The Rt Rev Declan Lang, Bishop of Clifton, today officially opened the new residential facility, Quentin House, at St Rose’s special school in Stroud.
The school raised £1.5 million over the past two years, and The St Rose’s Big Bounce campaign, fronted by Eddie the Eagle Edwards, was launched in the summer of 2019 to start the fundraising for Quentin House – a specially-adapted residential home-from-home for St Rose’s children.
“The children who attend St Roses have complex disabilities; they face enormous challenges in communicating, in learning and in mobilising,” explained St Rose’s Principal, Sheila Talwar.
“In the nurturing environment of the school and the new residential centre, they learn life skills that enable them to be as independent as they can be. Just like we want all our children to be. After all, independence is just another word for growing up.

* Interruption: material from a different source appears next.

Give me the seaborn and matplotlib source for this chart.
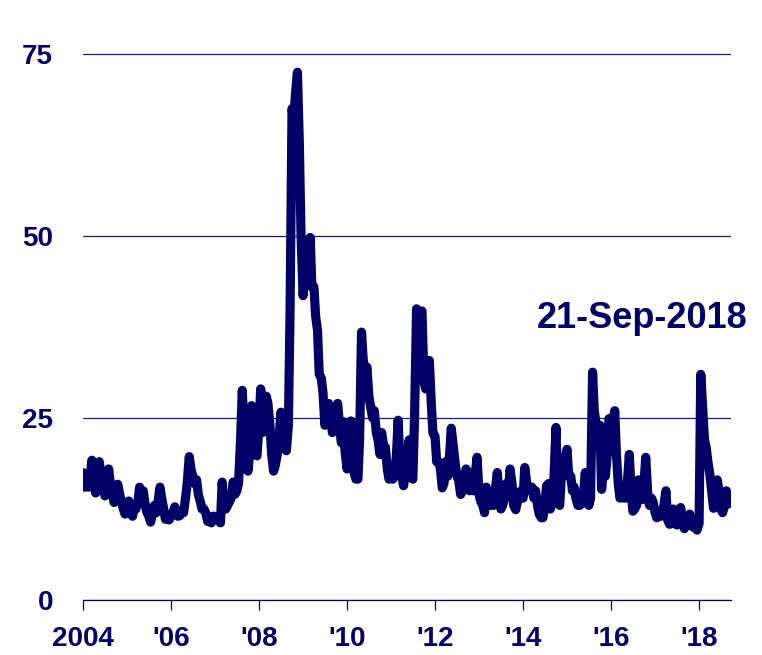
import pandas as pd
import matplotlib
matplotlib.use("Agg")
import matplotlib.pyplot as plt
import seaborn as sns

# --- Data: VIX, two readings per month (1st and 15th) ---
vix_2004 = [17.5, 15.5, 16.5, 15.5, 17.0, 19.2, 16.0, 14.7, 16.0, 19.0, 17.0, 15.5,
            14.3, 15.5, 18.0, 16.0, 14.5, 13.4, 14.0, 15.9, 14.5, 13.5, 12.5, 11.8]
vix_2005 = [12.5, 13.6, 12.5, 11.5, 13.0, 12.5, 13.5, 15.5, 14.0, 15.0, 13.0, 12.0,
            11.5, 10.7, 12.0, 13.0, 12.0, 13.5, 15.5, 14.0, 12.5, 11.1, 11.5, 11.0]
vix_2006 = [11.5, 12.0, 12.8, 12.0, 11.5, 11.6, 12.0, 12.0, 14.0, 16.0, 19.7, 18.0,
            17.0, 16.0, 16.5, 14.5, 13.5, 12.5, 12.5, 12.0, 10.8, 11.0, 10.6, 11.5]
vix_2007 = [11.5, 11.0, 11.0, 10.6, 16.2, 13.0, 12.5, 13.0, 13.5, 14.0, 16.2, 14.5,
            15.0, 16.0, 22.0, 28.8, 23.0, 20.0, 17.7, 20.0, 26.7, 23.0, 20.5, 19.8]
vix_2008 = [24.0, 29.0, 23.0, 24.0, 28.0, 27.0, 24.0, 20.0, 17.7, 18.5, 20.0, 22.0,
            25.8, 23.5, 22.0, 20.5, 24.0, 40.0, 67.5, 66.0, 70.0, 72.5, 62.6, 50.0]
vix_2009 = [41.8, 45.0, 44.0, 47.0, 49.8, 43.0, 43.0, 39.0, 37.0, 31.0, 30.5, 28.5,
            24.0, 26.0, 27.0, 26.0, 23.0, 24.0, 26.0, 27.0, 23.5, 21.6, 24.5, 20.5]
vix_2010 = [18.0, 22.0, 24.6, 20.0, 17.5, 16.6, 16.6, 22.0, 36.8, 33.0, 31.0, 32.0,
            28.0, 26.6, 25.0, 26.0, 23.0, 22.0, 20.0, 23.0, 21.0, 21.0, 18.0, 16.6]
vix_2011 = [17.5, 16.6, 17.0, 20.0, 24.7, 19.0, 17.0, 15.7, 17.5, 20.0, 22.0, 17.0,
            16.6, 25.0, 40.0, 36.0, 39.5, 39.7, 30.0, 29.0, 31.0, 32.9, 27.0, 22.9]
vix_2012 = [22.5, 19.0, 19.0, 18.0, 15.4, 16.0, 19.0, 17.0, 20.0, 23.6, 21.0, 19.0,
            17.0, 16.5, 14.5, 15.0, 17.0, 18.0, 17.5, 15.0, 16.0, 15.0, 17.5, 19.6]
vix_2013 = [14.5, 13.5, 13.0, 12.0, 15.5, 14.0, 13.0, 13.5, 13.0, 15.0, 17.5, 14.0,
            12.5, 13.0, 14.0, 16.0, 14.5, 18.0, 16.0, 13.0, 12.4, 13.5, 14.0, 15.0]
vix_2014 = [14.0, 18.2, 16.0, 15.5, 15.0, 15.5, 14.0, 15.0, 13.0, 11.8, 11.3, 11.3,
            13.0, 15.7, 16.0, 12.5, 13.5, 17.0, 23.7, 15.0, 13.0, 17.0, 18.7, 19.5]
vix_2015 = [20.7, 17.0, 17.0, 15.0, 15.5, 14.0, 13.0, 13.0, 13.2, 14.0, 17.5, 15.0,
            13.0, 14.0, 31.3, 26.0, 24.0, 21.0, 24.0, 15.2, 18.5, 17.0, 20.0, 24.9]
vix_2016 = [25.0, 24.0, 26.0, 20.0, 16.0, 14.0, 15.0, 14.0, 14.0, 16.0, 20.0, 15.0,
            12.2, 12.5, 13.0, 16.5, 15.0, 13.8, 16.0, 19.6, 14.5, 13.0, 14.0, 13.5]
vix_2017 = [12.0, 11.3, 11.5, 11.5, 12.0, 13.0, 15.0, 11.0, 10.4, 11.0, 12.5, 10.5,
            10.3, 11.0, 12.7, 11.0, 9.8, 10.3, 10.5, 11.8, 10.2, 10.0, 11.0, 9.6]
vix_2018 = [10.5, 31.0, 26.0, 22.0, 21.0, 19.0, 17.2, 15.0, 12.6, 14.0, 16.5, 15.0,
            12.5, 12.0, 13.0, 15.0, 13.2, 13.8]

tick_years = [2004, 2006, 2008, 2010, 2012, 2014, 2016, 2018]
tick_labels = ["2004", "'06", "'08", "'10", "'12", "'14", "'16", "'18"]
y_ticks = [0, 25, 50, 75]
date_label = "21-Sep-2018"

NAVY = "#000066"

values = (vix_2004 + vix_2005 + vix_2006 + vix_2007 + vix_2008 + vix_2009 + vix_2010
          + vix_2011 + vix_2012 + vix_2013 + vix_2014 + vix_2015 + vix_2016 + vix_2017
          + vix_2018)
dates = pd.date_range("2004-01-01", periods=len(values), freq="SMS")
df = pd.DataFrame({"date": dates, "vix": values})

# --- Plot ---
sns.set_theme(style="white")
plt.rcParams["font.family"] = ["Liberation Sans", "DejaVu Sans"]

fig = plt.figure(figsize=(7.62, 6.55), dpi=100)
ax = fig.add_axes([83 / 762, 55 / 655, 648 / 762, 549.6 / 655])

ax.yaxis.grid(True, color="#1a1a80", linewidth=0.9)
ax.xaxis.grid(False)
ax.set_axisbelow(True)

sns.lineplot(data=df, x="date", y="vix", color=NAVY, linewidth=6.6,
             solid_joinstyle="round", solid_capstyle="round", ax=ax)

ax.set_ylim(0, 75.5)
ax.set_xlim(pd.Timestamp("2004-01-01"), pd.Timestamp("2018-09-23"))
ax.set_yticks(y_ticks)
ax.set_yticklabels([str(v) for v in y_ticks])
ax.set_xticks([pd.Timestamp(f"{y}-01-01") for y in tick_years])
ax.set_xticklabels(tick_labels)
ax.set_xlabel("")
ax.set_ylabel("")

for side in ["left", "right", "top"]:
    ax.spines[side].set_visible(False)
ax.spines["bottom"].set_color(NAVY)
ax.spines["bottom"].set_linewidth(0.9)

ax.tick_params(axis="y", length=0, pad=21.6, labelsize=20, labelcolor=NAVY)
ax.tick_params(axis="x", direction="out", length=7.2, width=0.9, color=NAVY,
               pad=11.5, labelsize=20, labelcolor=NAVY, bottom=True)
for lbl in ax.get_xticklabels() + ax.get_yticklabels():
    lbl.set_fontweight("bold")

fig.text(748 / 762, (655 - 328) / 655, date_label, ha="right", va="baseline",
         fontsize=26, fontweight="bold", color=NAVY)

fig.savefig("out.png", dpi=100)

“Not only do these young people need to be in a safe and loving environment, but those environments need to be uniquely adapted to the challenges they face. Many struggle with loud, echoey spaces, many have visual impairments which means they find it tricky to work out which room they are in. Our lovely Georgian building is cosy, but you could hardly turn today’s wheelchairs around in some rooms. Just one reason why we urgently needed to redesign our residential facilities.
“Quentin House is so much more than just a house. A place to learn the life skills like cooking, shopping, socialising with friends and yes, even washing up! Skills that will allow the children to be as independent as they can be.

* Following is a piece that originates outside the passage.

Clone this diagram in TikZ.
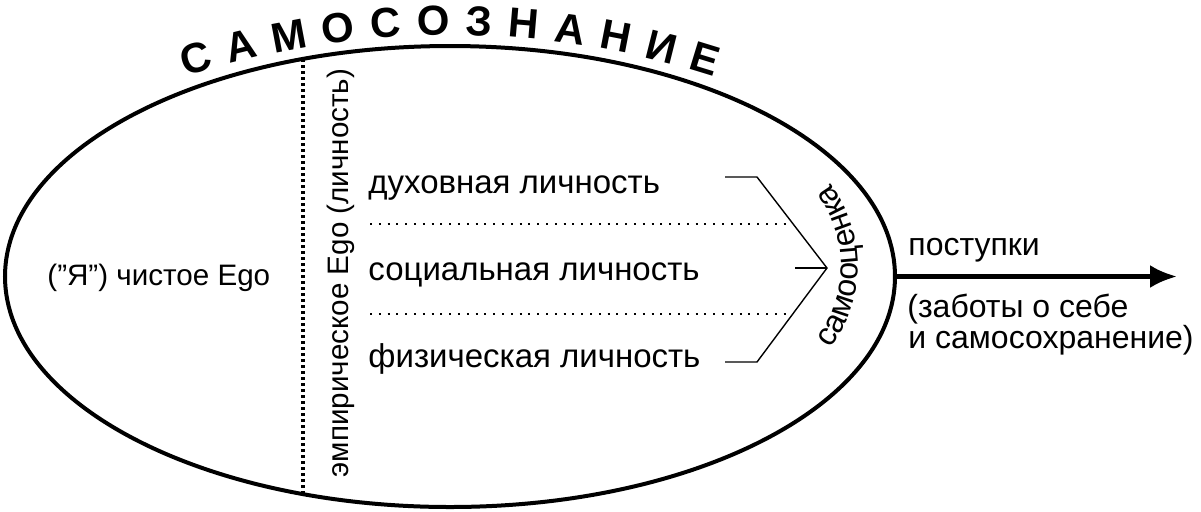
\documentclass[tikz,border=0pt]{standalone}
\usepackage{fontspec}
\setmainfont{Liberation Sans}
\usetikzlibrary{shapes.geometric,arrows.meta,decorations.text}

\newcommand\ttlfont{\fontsize{21}{24}\selectfont\bfseries}
\newcommand\estfont{\fontsize{16}{18}\selectfont}

\begin{document}
\begin{tikzpicture}[
  x=0.5pt, y=0.5pt,
  oval/.style={draw, ellipse, line width=2pt, minimum width=445pt, minimum height=230.5pt, inner sep=0pt},
  lbl/.style={font=\fontsize{16.5}{18}\selectfont, inner sep=0pt, anchor=base west},
  side/.style={font=\fontsize{16}{18}\selectfont, inner sep=0pt, anchor=base west},
  ego/.style={font=\fontsize{14.8}{17}\selectfont, inner sep=0pt},
  arrow/.style={-{Latex[length=13.5pt, width=11.5pt]}, line width=2.2pt},
  bracket/.style={line width=0.7pt},
  sep/.style={line width=1pt, dash pattern=on 1pt off 3.4pt},
  split/.style={line width=1.6pt, dash pattern=on 1.6pt off 1.4pt}
]
\useasboundingbox (0,0) rectangle (1201,-511);

% Self-consciousness oval
\node[oval] (soul) at (450,-276.5) {};

% Title along the upper arc
\path[decorate, decoration={text along path, text align=fit to path,
  text={|\ttlfont|САМОСОЗНАНИЕ}}]
  ([shift={(108:427.5pt)}]450,-890) arc[start angle=108, end angle=72, radius=427.5pt];

% Pure Ego (left part)
\node[ego, anchor=base west] (pure) at (47,-285) {(”Я”) чистое Ego};

% Dotted split and empirical Ego
\coordinate (splittop) at (303,-59);
\coordinate (splitbot) at (303,-494);
\draw[split] (splittop) -- (splitbot);
\node[ego, rotate=90, anchor=base] (empir) at (348,-273) {эмпирическое Ego (личность)};

% Three personalities
\node[lbl] (spirit) at (368,-193) {духовная личность};
\node[lbl] (social) at (368,-280) {социальная личность};
\node[lbl] (body)   at (368,-367) {физическая личность};

% Dotted separators
\coordinate (sepa) at (370,-224);
\coordinate (sepb) at (790,-224);
\coordinate (sepc) at (370,-314);
\coordinate (sepd) at (790,-314);
\draw[sep] (sepa) -- (sepb);
\draw[sep] (sepc) -- (sepd);

% Bracket into self-esteem
\coordinate (bra)   at (725,-177);
\coordinate (brb)   at (757,-177);
\coordinate (brtip) at (827,-268);
\coordinate (brc)   at (757,-362);
\coordinate (brd)   at (725,-362);
\coordinate (brmid) at (795,-268);
\draw[bracket] (bra) -- (brb) -- (brtip) -- (brc) -- (brd);
\draw[bracket] (brmid) -- (brtip);

% Self-esteem along the inner arc
\path[decorate, decoration={text along path, text align=center,
  text={|\estfont|самооценка}}]
  ([shift={(-40:68pt)}]722,-266) arc[start angle=-40, end angle=40, radius=68pt];

% Actions
\coordinate (tip) at (1177,-276.5);
\draw[arrow] (soul.east) -- (tip);
\node[side] (acts) at (908,-255) {поступки};
\node[side] (care) at (907,-317) {(заботы о себе};
\node[side] (keep) at (908,-348) {и самосохранение)};

\end{tikzpicture}
\end{document}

“We are so grateful to everyone who has supported the campaign – Our thanks go to the Summerfield Charitable Trust, the Pied Piper Appeal who funded our Immersive Room, Ardingly College, Barnwood Trust our Trustees from the English Dominican Congregation and the Friends of St Rose’s who all gave us significant amounts of money. There are so many others who have helped support the campaign and it wouldn’t have happened without Gloucester based architects, Robert Limbrick and cost consultants, AFA Consultants.
“Needless to say, our students won the hearts of everyone, including the workmen and even they supported the childrens’ fundraising projects by buying chocolate smoothies and raffle tickets. During lockdown our students raised over £1,000.”

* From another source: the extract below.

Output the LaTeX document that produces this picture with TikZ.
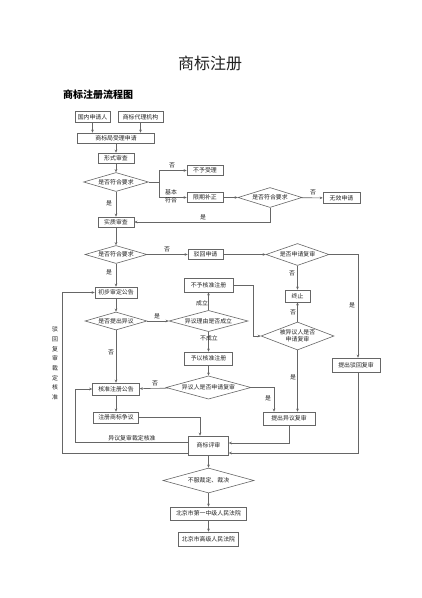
\documentclass[tikz,border=0pt]{standalone}
\usepackage{fontspec}
\setmainfont{Noto Sans CJK SC}
\usetikzlibrary{shapes.geometric,arrows.meta}
\definecolor{ln}{HTML}{666666}
\definecolor{tx}{HTML}{222222}
\tikzset{
  every node/.style={text=tx,font=\fontsize{5.9}{6.8}\selectfont},
  bx/.style={draw=ln,line width=0.6pt,rectangle,inner sep=0pt,align=center},
  dm/.style={draw=ln,line width=0.6pt,diamond,inner sep=0pt,shape aspect=3,align=center},
  arr/.style={draw=ln,line width=0.6pt,-{Stealth[length=3pt,width=2.6pt]}},
  ln/.style={draw=ln,line width=0.6pt},
  lb/.style={inner sep=0pt}
}
\begin{document}
\begin{tikzpicture}[x=1pt,y=-1pt]
\useasboundingbox[fill=white] (0,0) rectangle (422,598);
\node[lb,font=\fontsize{16}{18}\selectfont] (title) at (210,63) {商标注册};
\node[lb,anchor=west,font=\bfseries\fontsize{10}{12}\selectfont,text=black] (sub) at (63,95) {商标注册流程图};
% boxes
\node[bx,minimum width=35pt,minimum height=11pt] (t1) at (92.5,117) {国内申请人};
\node[bx,minimum width=45pt,minimum height=11pt] (t2) at (140.5,117) {商标代理机构};
\node[bx,minimum width=77pt,minimum height=10pt] (slj) at (116,138) {商标局受理申请};
\node[bx,minimum width=36pt,minimum height=10pt] (xs) at (116,158) {形式审查};
\node[dm,minimum width=65pt,minimum height=19pt] (d1) at (116,182) {是否符合要求};
\node[bx,minimum width=36pt,minimum height=9.5pt] (byl) at (205,170.5) {不予受理};
\node[bx,minimum width=36pt,minimum height=9.5pt] (xq) at (205,197.5) {限期补正};
\node[dm,minimum width=64pt,minimum height=20pt] (d2) at (270,197.5) {是否符合要求};
\node[bx,minimum width=37pt,minimum height=11pt] (wx) at (341.5,198) {无效申请};
\node[bx,minimum width=36pt,minimum height=10pt] (sz) at (116,222) {实质审查};
\node[dm,minimum width=62pt,minimum height=18pt] (d3) at (116,254.5) {是否符合要求};
\node[bx,minimum width=35pt,minimum height=10pt] (bh) at (205.5,254.5) {驳回申请};
\node[dm,minimum width=63pt,minimum height=22pt] (d4) at (297.5,254.5) {是否申请复审};
\node[bx,minimum width=25pt,minimum height=12pt] (zz) at (297.5,296) {终止};
\node[bx,minimum width=48pt,minimum height=14pt] (tb) at (356,365) {提出驳回复审};
\node[bx,minimum width=42pt,minimum height=11pt] (cb) at (116,292.5) {初步审定公告};
\node[dm,minimum width=62pt,minimum height=18pt] (d5) at (116,321) {是否提出异议};
\node[dm,minimum width=79pt,minimum height=18pt] (d6) at (208.5,321) {异议理由是否成立};
\node[bx,minimum width=49pt,minimum height=14pt] (bz) at (208.5,285) {不予核准注册};
\node[dm,minimum width=73pt,minimum height=28pt] (d7) at (297.5,336) {被异议人是否\\申请复审};
\node[bx,minimum width=52pt,minimum height=13pt] (tyf) at (289,418.5) {提出异议复审};
\node[bx,minimum width=48pt,minimum height=13pt] (yz) at (208.5,358.5) {予以核准注册};
\node[dm,minimum width=85pt,minimum height=19pt] (d8) at (208.5,387.5) {异议人是否申请复审};
\node[bx,minimum width=47pt,minimum height=12pt] (hz) at (116,389) {核准注册公告};
\node[bx,minimum width=45pt,minimum height=11pt] (zc) at (116,417.5) {注册商标争议};
\node[bx,minimum width=40pt,minimum height=19pt] (sp) at (208.5,445.5) {商标评审};
\node[dm,minimum width=91pt,minimum height=25pt] (d9) at (208.5,480.5) {不服裁定、裁决};
\node[bx,minimum width=76pt,minimum height=13pt] (bj1) at (208.5,513.5) {北京市第一中级人民法院};
\node[bx,minimum width=60pt,minimum height=14pt] (bj2) at (208.5,539) {北京市高级人民法院};
% coordinates
\coordinate (br) at (159,182);
\coordinate (k1) at (358,254.5);
\coordinate (k2) at (253,285);
\coordinate (k3) at (253,336);
\coordinate (k4) at (274,387.5);
\coordinate (k5) at (200,417.5);
\coordinate (k6) at (289,443);
\coordinate (k7) at (358,453);
\coordinate (k8) at (75,442);
\coordinate (k9) at (75,389);
\coordinate (k10) at (62,453);
\coordinate (k11) at (62,292.5);
% connectors
\draw[arr] (t1) -- (t1 |- slj.north);
\draw[arr] (t2) -- (t2 |- slj.north);
\draw[arr] (slj) -- (xs);
\draw[arr] (xs) -- (d1);
\draw[ln] (d1.east) -- (br);
\draw[arr] (br) |- (byl.west);
\draw[arr] (br) |- (xq.west);
\draw[arr] (xq) -- (d2);
\draw[arr] (d2) -- (wx);
\draw[arr] (d2.south) |- (sz.east);
\draw[arr] (d1) -- (sz);
\draw[arr] (sz) -- (d3);
\draw[arr] (d3) -- (bh);
\draw[arr] (bh) -- (d4);
\draw[arr] (d4.east) -- (k1) -- (tb.north -| k1);
\draw[arr] (d4) -- (zz);
\draw[arr] (d3) -- (cb);
\draw[arr] (cb) -- (d5);
\draw[arr] (d5) -- (d6);
\draw[arr] (d6) -- (bz);
\draw[arr] (bz.east) -- (k2) -- (k3) -- (d7.west);
\draw[arr] (d7) -- (zz);
\draw[arr] (d7.south) -- (d7.south |- tyf.north);
\draw[arr] (d6) -- (yz);
\draw[arr] (yz) -- (d8);
\draw[arr] (d8) -- (hz);
\draw[arr] (d8.east) -- (k4) -- (k4 |- tyf.north);
\draw[arr] (d5) -- (hz);
\draw[arr] (hz) -- (zc);
\draw[arr] (zc.east) -- (k5) -- (k5 |- sp.north);
\draw[arr] (tyf.south -| k6) -- (k6) -- (k6 -| sp.east);
\draw[arr] (tb.south -| k7) -- (k7) -- (k7 -| sp.east);
\draw[arr] (k8 -| sp.west) -- (k8) -- (k9) -- (hz.west);
\draw[arr] (k10 -| sp.west) -- (k10) -- (k11) -- (cb.west);
\draw[arr] (sp) -- (d9);
\draw[arr] (d9) -- (bj1);
\draw[arr] (bj1) -- (bj2);
% labels
\node[lb] (l1) at (172,165) {否};
\node[lb,align=center,font=\fontsize{5.9}{8}\selectfont] (l2) at (171,196) {基本\\符合};
\node[lb] (l3) at (313,192) {否};
\node[lb] (l4) at (203,217) {是};
\node[lb] (l5) at (109,203) {是};
\node[lb] (l6) at (167,249) {否};
\node[lb] (l7) at (352,305) {是};
\node[lb] (l8) at (292,273) {否};
\node[lb] (l9) at (109,272) {是};
\node[lb] (l10) at (157,316) {是};
\node[lb] (l11) at (202,303) {成立};
\node[lb] (l12) at (293,312) {否};
\node[lb] (l13) at (293,377) {是};
\node[lb] (l14) at (209,338) {不成立};
\node[lb] (l15) at (155,383) {否};
\node[lb] (l16) at (268,398) {是};
\node[lb] (l17) at (111,352) {否};
\node[lb] (l18) at (132,438) {异议复审裁定核准};
\node[lb,align=center,font=\fontsize{5.9}{9.7}\selectfont] (l19) at (55,363.5) {驳\\回\\复\\审\\裁\\定\\核\\准};
\end{tikzpicture}
\end{document}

The school was founded more than 100 years ago when a child with special needs, who could not be accommodated in a parish school, was left with the Dominican Sisters of St Rose Convent in Stroud. This led them to found St Rose’s in 1912 – one of the very first special schools in the country.
With money they borrowed, they bought and extensively renovated a house adjoining the convent. They created a place ready to nurture and provide specialist and individual education and residential care for children and young people. St Rose’s was officially recognised by the Board of Education in April 1912.